Most people do not know how to choose mortgage cover or even know they have a choice, but they do and that is why the Mortgage Protection website was created.
Choose Your Mortgage Cover
Too often mortgage brokers hear of people who believe they must take out the mortgage protection insurance that the bank offers.
Of course, the bank staff do not try to suggest differently!
But, there is absolutely nothing to say you need to take the banks mortgage protection policy and in many cases the cover that they offer is not going to be the best mortgage cover either.
Check Out The Mortgage Protection Reviews
When you search the internet for insurance comparisons and especially any reviews on mortgage protection insurance it is hard to find anything and this makes it very difficult to make an informed choice.

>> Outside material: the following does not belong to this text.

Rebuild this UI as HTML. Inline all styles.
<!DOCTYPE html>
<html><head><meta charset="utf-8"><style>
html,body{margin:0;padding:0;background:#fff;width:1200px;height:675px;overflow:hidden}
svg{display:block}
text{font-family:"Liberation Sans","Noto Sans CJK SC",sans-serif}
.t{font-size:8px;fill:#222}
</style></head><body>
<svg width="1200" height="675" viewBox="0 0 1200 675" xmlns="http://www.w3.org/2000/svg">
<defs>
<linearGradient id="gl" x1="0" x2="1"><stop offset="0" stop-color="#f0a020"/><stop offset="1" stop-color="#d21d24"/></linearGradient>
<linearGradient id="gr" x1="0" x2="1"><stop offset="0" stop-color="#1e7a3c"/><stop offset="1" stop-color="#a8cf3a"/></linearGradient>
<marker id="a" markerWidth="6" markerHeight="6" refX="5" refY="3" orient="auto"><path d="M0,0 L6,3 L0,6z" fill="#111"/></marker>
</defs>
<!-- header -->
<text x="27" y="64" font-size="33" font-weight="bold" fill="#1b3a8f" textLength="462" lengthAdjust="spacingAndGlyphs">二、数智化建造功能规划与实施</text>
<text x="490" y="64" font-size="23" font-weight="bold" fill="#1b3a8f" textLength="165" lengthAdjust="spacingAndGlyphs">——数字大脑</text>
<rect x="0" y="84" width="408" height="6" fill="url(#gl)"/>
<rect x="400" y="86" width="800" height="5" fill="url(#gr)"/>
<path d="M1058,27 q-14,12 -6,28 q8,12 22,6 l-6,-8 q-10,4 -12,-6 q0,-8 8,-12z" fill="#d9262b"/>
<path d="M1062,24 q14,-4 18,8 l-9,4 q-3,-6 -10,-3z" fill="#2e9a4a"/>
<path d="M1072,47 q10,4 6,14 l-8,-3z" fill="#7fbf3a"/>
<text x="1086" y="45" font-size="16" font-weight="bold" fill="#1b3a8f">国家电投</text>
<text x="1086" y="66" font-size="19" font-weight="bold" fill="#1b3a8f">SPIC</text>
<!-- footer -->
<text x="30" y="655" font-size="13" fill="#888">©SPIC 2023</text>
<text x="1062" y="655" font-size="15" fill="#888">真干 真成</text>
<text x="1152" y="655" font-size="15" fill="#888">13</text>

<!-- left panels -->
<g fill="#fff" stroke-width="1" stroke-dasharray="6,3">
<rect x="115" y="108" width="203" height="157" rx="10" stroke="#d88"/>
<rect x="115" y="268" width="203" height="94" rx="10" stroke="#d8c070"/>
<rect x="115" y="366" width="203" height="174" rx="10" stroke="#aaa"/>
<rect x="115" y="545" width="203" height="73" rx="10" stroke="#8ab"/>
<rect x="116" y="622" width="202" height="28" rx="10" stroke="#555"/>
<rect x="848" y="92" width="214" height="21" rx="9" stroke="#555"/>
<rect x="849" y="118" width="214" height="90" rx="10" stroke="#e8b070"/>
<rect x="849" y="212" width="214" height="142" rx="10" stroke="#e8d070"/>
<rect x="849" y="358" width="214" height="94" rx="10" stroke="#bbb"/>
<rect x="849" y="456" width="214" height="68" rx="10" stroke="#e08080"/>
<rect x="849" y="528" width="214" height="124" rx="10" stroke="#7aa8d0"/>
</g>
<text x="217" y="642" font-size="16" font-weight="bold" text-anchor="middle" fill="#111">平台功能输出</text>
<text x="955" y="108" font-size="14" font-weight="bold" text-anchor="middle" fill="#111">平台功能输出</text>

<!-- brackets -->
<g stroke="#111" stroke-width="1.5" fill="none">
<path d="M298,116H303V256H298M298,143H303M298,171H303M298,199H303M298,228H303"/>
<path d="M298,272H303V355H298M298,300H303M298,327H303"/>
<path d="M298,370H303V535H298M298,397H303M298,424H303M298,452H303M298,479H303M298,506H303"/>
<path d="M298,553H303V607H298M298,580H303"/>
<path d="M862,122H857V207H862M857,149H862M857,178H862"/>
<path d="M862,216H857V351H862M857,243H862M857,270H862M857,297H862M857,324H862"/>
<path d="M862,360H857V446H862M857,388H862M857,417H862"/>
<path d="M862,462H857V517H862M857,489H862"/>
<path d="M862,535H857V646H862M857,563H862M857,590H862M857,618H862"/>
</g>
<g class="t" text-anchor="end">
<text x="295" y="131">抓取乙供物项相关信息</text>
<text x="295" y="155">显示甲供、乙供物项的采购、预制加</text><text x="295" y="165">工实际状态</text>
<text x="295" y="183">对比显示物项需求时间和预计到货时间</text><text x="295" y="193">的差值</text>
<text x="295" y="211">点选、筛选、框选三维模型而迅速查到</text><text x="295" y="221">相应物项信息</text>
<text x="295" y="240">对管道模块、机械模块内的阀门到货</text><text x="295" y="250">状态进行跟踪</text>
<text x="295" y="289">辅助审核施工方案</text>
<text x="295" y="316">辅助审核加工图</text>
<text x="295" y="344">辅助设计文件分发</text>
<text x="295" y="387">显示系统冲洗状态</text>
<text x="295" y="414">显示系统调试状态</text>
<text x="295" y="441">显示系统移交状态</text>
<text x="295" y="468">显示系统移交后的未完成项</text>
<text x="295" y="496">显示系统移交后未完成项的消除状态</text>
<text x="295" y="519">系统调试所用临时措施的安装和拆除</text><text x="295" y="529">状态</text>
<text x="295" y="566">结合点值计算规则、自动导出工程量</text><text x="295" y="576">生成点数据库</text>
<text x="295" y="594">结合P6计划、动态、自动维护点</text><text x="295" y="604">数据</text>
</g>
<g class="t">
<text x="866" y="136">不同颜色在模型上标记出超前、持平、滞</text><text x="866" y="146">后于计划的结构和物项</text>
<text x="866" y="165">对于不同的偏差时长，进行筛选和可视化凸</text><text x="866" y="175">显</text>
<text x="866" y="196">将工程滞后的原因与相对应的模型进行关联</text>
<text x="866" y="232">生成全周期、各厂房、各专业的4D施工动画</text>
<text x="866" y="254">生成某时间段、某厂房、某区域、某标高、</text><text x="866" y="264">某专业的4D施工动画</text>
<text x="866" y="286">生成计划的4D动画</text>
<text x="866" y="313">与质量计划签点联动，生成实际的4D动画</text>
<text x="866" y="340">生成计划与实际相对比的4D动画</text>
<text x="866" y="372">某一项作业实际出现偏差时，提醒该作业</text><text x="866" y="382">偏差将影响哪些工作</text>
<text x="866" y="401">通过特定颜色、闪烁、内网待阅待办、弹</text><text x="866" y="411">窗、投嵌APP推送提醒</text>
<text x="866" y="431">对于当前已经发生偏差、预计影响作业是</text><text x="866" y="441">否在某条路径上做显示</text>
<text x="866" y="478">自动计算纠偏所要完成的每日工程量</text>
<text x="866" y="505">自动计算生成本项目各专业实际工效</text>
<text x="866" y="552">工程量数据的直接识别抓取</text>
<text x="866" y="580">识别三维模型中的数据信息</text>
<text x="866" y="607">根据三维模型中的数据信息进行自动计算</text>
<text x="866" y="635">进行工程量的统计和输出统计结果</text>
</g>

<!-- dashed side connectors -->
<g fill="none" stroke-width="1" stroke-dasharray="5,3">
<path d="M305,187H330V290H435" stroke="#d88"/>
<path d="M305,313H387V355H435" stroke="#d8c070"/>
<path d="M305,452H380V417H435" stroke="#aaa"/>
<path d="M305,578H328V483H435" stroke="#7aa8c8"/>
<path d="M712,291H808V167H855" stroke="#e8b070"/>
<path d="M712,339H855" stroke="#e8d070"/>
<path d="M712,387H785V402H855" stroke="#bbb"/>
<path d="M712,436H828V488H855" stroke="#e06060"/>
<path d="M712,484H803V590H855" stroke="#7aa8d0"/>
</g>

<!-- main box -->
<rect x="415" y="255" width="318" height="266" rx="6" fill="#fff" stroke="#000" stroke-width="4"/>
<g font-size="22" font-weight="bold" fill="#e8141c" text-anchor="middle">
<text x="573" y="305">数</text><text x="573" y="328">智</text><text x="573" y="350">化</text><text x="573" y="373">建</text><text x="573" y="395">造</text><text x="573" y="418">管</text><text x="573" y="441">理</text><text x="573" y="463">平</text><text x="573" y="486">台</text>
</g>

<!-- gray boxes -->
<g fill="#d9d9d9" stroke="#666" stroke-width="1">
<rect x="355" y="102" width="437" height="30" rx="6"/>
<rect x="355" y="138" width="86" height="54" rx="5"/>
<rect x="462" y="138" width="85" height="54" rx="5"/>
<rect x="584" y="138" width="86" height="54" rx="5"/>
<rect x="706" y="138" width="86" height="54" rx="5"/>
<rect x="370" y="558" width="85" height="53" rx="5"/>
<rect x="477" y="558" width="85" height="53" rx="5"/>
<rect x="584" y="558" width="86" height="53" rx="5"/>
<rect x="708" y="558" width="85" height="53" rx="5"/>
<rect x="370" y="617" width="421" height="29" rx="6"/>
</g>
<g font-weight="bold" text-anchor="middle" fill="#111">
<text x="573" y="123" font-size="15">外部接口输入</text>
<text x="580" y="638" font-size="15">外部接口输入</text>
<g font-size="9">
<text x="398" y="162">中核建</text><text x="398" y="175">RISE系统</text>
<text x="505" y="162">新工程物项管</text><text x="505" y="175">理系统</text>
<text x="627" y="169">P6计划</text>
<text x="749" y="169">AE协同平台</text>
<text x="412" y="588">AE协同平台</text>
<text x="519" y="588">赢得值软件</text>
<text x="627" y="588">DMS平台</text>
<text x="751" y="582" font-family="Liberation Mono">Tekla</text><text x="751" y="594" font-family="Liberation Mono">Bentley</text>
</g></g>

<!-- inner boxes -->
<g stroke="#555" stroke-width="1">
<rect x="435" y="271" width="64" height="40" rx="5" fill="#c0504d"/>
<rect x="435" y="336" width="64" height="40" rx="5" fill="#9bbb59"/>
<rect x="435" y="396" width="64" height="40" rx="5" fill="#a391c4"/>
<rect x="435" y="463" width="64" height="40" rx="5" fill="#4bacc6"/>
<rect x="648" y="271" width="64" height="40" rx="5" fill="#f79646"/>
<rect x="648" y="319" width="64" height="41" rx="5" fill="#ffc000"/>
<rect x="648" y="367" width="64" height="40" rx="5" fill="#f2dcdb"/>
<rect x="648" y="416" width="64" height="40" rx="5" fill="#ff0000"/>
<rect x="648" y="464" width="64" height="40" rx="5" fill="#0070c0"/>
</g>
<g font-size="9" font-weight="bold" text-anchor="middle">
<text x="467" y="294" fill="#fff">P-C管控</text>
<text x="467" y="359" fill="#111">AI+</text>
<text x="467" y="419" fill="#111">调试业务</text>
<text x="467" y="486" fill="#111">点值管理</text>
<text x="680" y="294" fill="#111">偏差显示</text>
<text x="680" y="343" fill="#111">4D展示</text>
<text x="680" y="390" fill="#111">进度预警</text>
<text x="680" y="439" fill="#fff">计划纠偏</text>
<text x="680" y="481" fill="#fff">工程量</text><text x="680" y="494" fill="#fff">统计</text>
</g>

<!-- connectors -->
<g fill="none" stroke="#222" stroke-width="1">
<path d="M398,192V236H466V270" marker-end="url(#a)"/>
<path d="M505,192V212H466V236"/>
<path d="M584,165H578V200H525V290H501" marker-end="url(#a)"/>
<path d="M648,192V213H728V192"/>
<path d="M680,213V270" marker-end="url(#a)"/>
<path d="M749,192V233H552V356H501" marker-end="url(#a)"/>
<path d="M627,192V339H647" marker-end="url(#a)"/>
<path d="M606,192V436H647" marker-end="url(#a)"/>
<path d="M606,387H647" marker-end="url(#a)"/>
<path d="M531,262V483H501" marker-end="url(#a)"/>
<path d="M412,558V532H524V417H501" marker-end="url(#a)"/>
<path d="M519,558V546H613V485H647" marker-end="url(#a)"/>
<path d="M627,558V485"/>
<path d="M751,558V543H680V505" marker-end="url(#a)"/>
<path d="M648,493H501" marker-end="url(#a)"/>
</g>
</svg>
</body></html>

There are mortgage protection covers offered by a number of the leading insurance companies and then some banks have created their own policies (and insurance companies) plus there are some industry providers that offer cover to certain industry sectors. When the Mortgage Protection website was created there were some issues getting the policy wording from some of the banks, and we believe that due to the poor quality of some banks mortgage cover they did not want the bank policies included in the reviews.
It really makes you wonder how they would really compare when the management are not even willing to have someone impartial to review them…
Start With The Big Choices First
When you start looking at the various brochures or start to review mortgage cover online you need to decide on a method or checklist for how to choose mortgage cover.
Start with the two big questions;
- Do you need the whole mortgage paid off on death?
- Do you want to cover your mortgage repayments?
Most people including bank staff and insurance brokers automatically think that the mortgage needs to be repaid in full upon death, but this is not always the case. Sure, you may want to keep your family in a freehold family home, but you should also consider if the surviving spouse can afford to pay some of the mortgage and also consider what would happen upon death – maybe the surviving person would sell or downsize?
More importantly in most cases, you need to decide if you could afford to maintain the mortgage repayments and therefore keep the house if you were unable to work for ‘say’ 6-months, or worse were never able to work again. Too often the mortgage protection insurance sold by the banks is just straight life cover and there has been no thought on how long you could continue to meet the mortgage repayments if you were unable to work.
Once you choose the two key types of cover you can start to consider how to structure the policy to meet your requirements and of course your budget.
Structure Your Mortgage Protection Cover
There are a number of decisions that you need to make when deciding on the structure of your mortgage protection cover before you should even think about which company you purchase your policy from.
The life cover from the various insurance companies are quite similar so the questions mostly relate to the mortgage repayment cover – life cover can be purchased based on price.
Some of the key policy differences and therefore your considerations for the mortgage repayment cover are;
Waiting Periods – how long can you survive if your income stops? This is known as the waiting period and you need to consider any sick leave entitlement and with home loans you should be able to apply for a 3-month mortgage holiday if you are unable to work.
Claim Period – how long would you want the claim to last? Many policies are limited to paying a claim for a maximum of 2-years, but what would happen if you were never able to work again, or could only ever work in a limited capacity and therefore earn less?
There are also lots of small benefits with some policies which may be important to you, but you should always deal with the big issues first as that limits how many policies you will need to compare.
The Policy Wording Is Critical
Not all insurance policies are created the same…
The insurance policy wording (definitions) are what make the insurance contract work at claim time so it is important that you get the best policy wording to minimise any “wiggle room’ that the insurance company might have if and when you ever need to make a claim.
The biggest issue with any income cover and mortgage repayment cover is the disablement definition including the treatment with partial disablement.
What About The Cost Of Mortgage Cover?
Cost is an important issue, and is one of the reasons that so many people are under insured.
When you consider the cost you should be thinking in terms of ‘value for money’ rather than being focused on finding the cheapest mortgage cover. Like most things, cheap means poor quality and the last thing you want at claim time is the regret that you selected your mortgage cover on price rather than making a little more effort to ensure that you had a good policy.
You can structure a policy to save money and still retain the key policy benefits.
Good insurance advisers will know the difference with the various policies and he able to help you decide how to choose mortgage cover and they can access external research on the policy wording so that you can select the best quality policy.
They can offer you choice!
Insurance advisers can also provide comparative quotes and help you implement the policies so there are no errors that might cause issues at claim time.
Best of all – most insurance advisers are remunerated by the insurance companies, so their service is free for you.
This is a simple lesson on how to choose mortgage cover!